Canal Corp. holds public meeting on tree removal project
Perinton, N.Y. – A hotly-debated project on portions of the Erie Canal was the focus of a special meeting Wednesday night in Perinton.
It was the first of two meetings scheduled for this week concerning the New York State Canal Corporation’s Vegetation Management Project. That project calls for the removal of trees and other plant life from certain parts of the canal. According to the corporation, the goal of the project is to remove vegetation that could cause damage to embankments along the waterway.
The project itself has been the focus of criticism of some living along the canal and others who say they utilize it for recreational purposes. Among their concerns: Potentially negative impacts on the aesthetics of the canal and tourism.
The Canal Corporation hoped Wednesday’s meeting would clear up some questions and concerns.
“We hope they know more about the project,” said Canal Corporation Executive Deputy Director John Callaghan. “We hope they go home tonight with a better understanding of how completing this work will make them safe, their families safer, and ensure the canal’s here for people to enjoy and recreate upon for generations."
The corporation says the present amount of plant life gets in the way of safety inspections, and also creates the risk of sudden embankment failures.
“Elevated canal embankments act as earthen dams, retaining water so canals can be navigated during the navigation season,” Callaghan explained. “But these embankments really suspend the level of the canal high above the surrounding terrain. In some cases, the level of the water is equal to the second or third story of people’s homes.”
The areas being targeted by the project include the Brockport/Spencerport/Ogden area, where work has already begun. That work was halted due to concerns associated with recent weather. Work is expected to resume later this month, with trees along portions of the canal in Pittsford, Brighton and Perinton scheduled to be removed as well. According to the corporation, the specific areas were chosen following a review by the firm Rizzo Associates, which classified certain areas as “high hazard.” They say, in these areas, the failure of an embankment could result in widespread damage and deaths.

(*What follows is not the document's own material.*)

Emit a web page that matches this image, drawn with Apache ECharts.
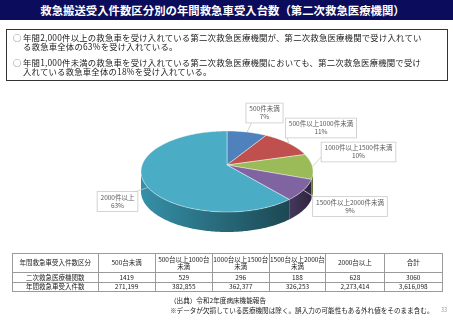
<!DOCTYPE html>
<html lang="ja">
<head>
<meta charset="utf-8">
<script src="https://cdn.jsdelivr.net/npm/echarts@6/dist/echarts.min.js"></script>
<style>
  html, body { margin: 0; padding: 0; background: #fff; }
  body { width: 453px; height: 320px; position: relative; overflow: hidden;
         font-family: "Noto Sans CJK JP", "Noto Sans", sans-serif; color: #222; }
  #chart { position: absolute; left: 0; top: 0; width: 453px; height: 320px; }
  .title-bar { position: absolute; left: 0; top: 0; width: 453px; height: 20px;
               background: #0c0c5c; color: #fff; font-weight: bold; font-size: 11.4px;
               line-height: 20px; text-align: center; padding-right: 8px; box-sizing: border-box; }
  .note-box { position: absolute; left: 6px; top: 29px; width: 442px; height: 52px;
              border: 1.5px solid #333; box-sizing: border-box; }
  .bullet { position: absolute; left: 6px; font-size: 8.4px; line-height: 9.4px;
            white-space: nowrap; color: #222; letter-spacing: 0.2px; }
  .bullet .mark { position: absolute; left: 0; top: 0; color: #555; }
  .bullet .txt { margin-left: 10px; }
  #tbl { position: absolute; left: 12px; top: 253px; width: 430px; border-collapse: collapse;
         table-layout: fixed; font-size: 6.5px; color: #222; }
  #tbl td { border: 1px solid #9a9a9a; text-align: center; padding: 0; line-height: 7.5px;
            white-space: nowrap; overflow: hidden; }
  #tbl tr.head td { height: 18px; }
  #tbl tr.body td { height: 8.5px; }
  .source { position: absolute; left: 170px; top: 296px; font-size: 6.6px; line-height: 9.5px;
            white-space: nowrap; color: #222; }
  .page-no { position: absolute; left: 441px; top: 306px; font-size: 5.5px; color: #999; }
</style>
</head>
<body>
<div id="chart"></div>
<div class="title-bar">救急搬送受入件数区分別の年間救急車受入台数（第二次救急医療機関）</div>
<div class="note-box">
  <div class="bullet" style="top: 3px;"><span class="mark">○</span><div class="txt">年間2,000件以上の救急車を受け入れている第二次救急医療機関が、第二次救急医療機関で受け入れてい<br>る救急車全体の63%を受け入れている。</div></div>
  <div class="bullet" style="top: 28px;"><span class="mark">○</span><div class="txt">年間1,000件未満の救急車を受け入れている第二次救急医療機関においても、第二次救急医療機関で受け<br>入れている救急車全体の18%を受け入れている。</div></div>
</div>
<table id="tbl"></table>
<div class="source">（出典）令和2年度病床機能報告<br>※データが欠損している医療機関は除く。誤入力の可能性もある外れ値をそのまま含む。</div>
<div class="page-no">33</div>
<script>
// 円グラフの区分
const sliceNames = ['500件未満', '500件以上1000件未満', '1000件以上1500件未満', '1500件以上2000件未満', '2000件以上']
// 表の区分
const bandNames = ['500台未満', '500台以上1000台<br>未満', '1000台以上1500台<br>未満', '1500台以上2000台<br>未満', '2000台以上']
// 二次救急医療機関数
const facilityCounts = [1419, 529, 296, 188, 628]
// 年間救急車受入件数
const acceptedCounts = [271199, 382855, 362377, 326253, 2273414]

const sum = arr => arr.reduce((a, b) => a + b, 0)
const fmt = n => n.toLocaleString('en-US')

// 表
const tbl = document.getElementById('tbl')
const colWidths = [85.6, 57, 57.4, 56.6, 56.7, 58.3, 58.4]
tbl.innerHTML =
  '<colgroup>' + colWidths.map(w => `<col style="width:${w}px">`).join('') + '</colgroup>' +
  '<tr class="head"><td>年間救急車受入件数区分</td>' + bandNames.map(b => `<td>${b}</td>`).join('') + '<td>合計</td></tr>' +
  '<tr class="body"><td>二次救急医療機関数</td>' + facilityCounts.map(v => `<td>${v}</td>`).join('') + `<td>${sum(facilityCounts)}</td></tr>` +
  '<tr class="body"><td>年間救急車受入件数</td>' + acceptedCounts.map(v => `<td>${fmt(v)}</td>`).join('') + `<td>${fmt(sum(acceptedCounts))}</td></tr>`

// 3D風の円グラフ
const PIE = { cx: 227, cy: 171.5, rx: 86, ry: 40.5, depth: 20, apexY: 165 }
const topColors = ['#4f81bd', '#c0504d', '#9bbb59', '#8064a2', '#4bacc6']
const sideColors = [
  ['#3d6593', '#2c4a6d'],
  ['#943d3b', '#6e2c2b'],
  ['#7a9446', '#5a6d33'],
  ['#46385c', '#2f2540'],
  ['#3590a8', '#1c4853']
]
const labelBoxes = [[264.5, 113], [321, 128], [358.5, 152], [350, 206.5], [117.5, 201.5]]
const leaderEnds = [[252, 122], [286, 134], [322, 156], [315, 197.5], [133, 192.5]]
const total = sum(acceptedCounts)

const rimPoint = (t, dy) => [PIE.cx + PIE.rx * Math.sin(t), PIE.cy - PIE.ry * Math.cos(t) + (dy || 0)]
const arc = (t0, t1, dy) => {
  const n = Math.max(2, Math.ceil((t1 - t0) / 0.02))
  const pts = []
  for (let k = 0; k <= n; k++) pts.push(rimPoint(t0 + (t1 - t0) * k / n, dy))
  return pts
}

const renderSlice = (params, api) => {
  const i = params.dataIndex
  const before = sum(acceptedCounts.slice(0, i))
  const value = api.value(0)
  const t0 = before / total * Math.PI * 2
  const t1 = (before + value) / total * Math.PI * 2
  const children = []

  // 手前の側面
  const s0 = Math.max(t0, Math.PI / 2)
  const s1 = Math.min(t1, Math.PI * 1.5)
  if (s1 > s0) {
    const upper = arc(s0, s1, 0)
    const lower = arc(s0, s1, PIE.depth).reverse()
    children.push({
      type: 'polygon',
      shape: { points: upper.concat(lower) },
      style: {
        fill: new echarts.graphic.LinearGradient(0, 0, 1, 0, [
          { offset: 0, color: sideColors[i][0] },
          { offset: 1, color: sideColors[i][1] }
        ])
      }
    })
  }

  // 上面
  children.push({
    type: 'polygon',
    shape: { points: [[PIE.cx, PIE.apexY]].concat(arc(t0, t1, 0)) },
    style: { fill: topColors[i], stroke: 'rgba(255,255,255,0.7)', lineWidth: 0.6 }
  })

  // 引き出し線とラベル
  const mid = rimPoint((t0 + t1) / 2)
  children.push({
    type: 'polyline',
    z2: 10,
    shape: { points: [mid, leaderEnds[i]] },
    style: { stroke: '#c8c8c8', lineWidth: 0.8, fill: null }
  })
  const pct = Math.round(value / total * 100)
  children.push({
    type: 'text',
    z2: 20,
    x: labelBoxes[i][0],
    y: labelBoxes[i][1],
    style: {
      text: sliceNames[i] + '\n' + pct + '%',
      fill: '#595959',
      fontSize: 6.5,
      fontFamily: '"Noto Sans CJK JP", sans-serif',
      align: 'center',
      verticalAlign: 'middle',
      textAlign: 'center',
      textVerticalAlign: 'middle',
      lineHeight: 8,
      backgroundColor: '#fff',
      borderColor: '#c8c8c8',
      borderWidth: 0.8,
      padding: [1.5, 3]
    }
  })
  return { type: 'group', children }
}

const chart = echarts.init(document.getElementById('chart'))
chart.setOption({
  animation: false,
  series: [{
    type: 'custom',
    coordinateSystem: 'none',
    renderItem: renderSlice,
    data: acceptedCounts.map((v, i) => ({ name: sliceNames[i], value: v }))
  }]
})
</script>
</body>
</html>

The analysis changed the mind of Doug Kucmarowski of Brockport, who had trees removed from his backyard along the canal. He says he was initially opposed to the project.
“We heard about it when we returned home from a visit down south,” he recalled. “And our neighbors came over and said, ‘They’re going to cut all the trees down along the canal, and you have to do something about it!’”
Kucmarowski met with members of the Canal Corporation and did some research – research he says helped him get past initial concerns and convince him that this was an issue of safety.
“I’ve never found any document that says trees belong on the earthen canal,” he said. “We could go into great detail about all the different ways this could be fixed, but trees can’t be there.”
But the Canal Corporation's presentation did not convince John Gehret of Fairport. He said he left the meeting with more questions than answers.
“We know, down in the Everglades, that the tree roots keep the soil stable,” said Gehret. “And so here, their concern is it would destabilize. That does not sound like the right answer. To me, it’s guesswork. And I would like to know, if they guess wrong and we get a canal collapse because they took the trees out, who’s going to go to jail?”
Gehret called for another review to determine whether or not removing the trees could end up posing more problems in the long run.
But Kucmarowski says the time for reviews is over.
“Solutions are what’s needed, not resistance to change,” he said. “You lose all the time because it’s safety. Safety is number one.”
A second meeting, hosted by the Canal Corporation, is scheduled for Thursday night at 6 p.m. It will be held in Pittsford, at Mendon High School.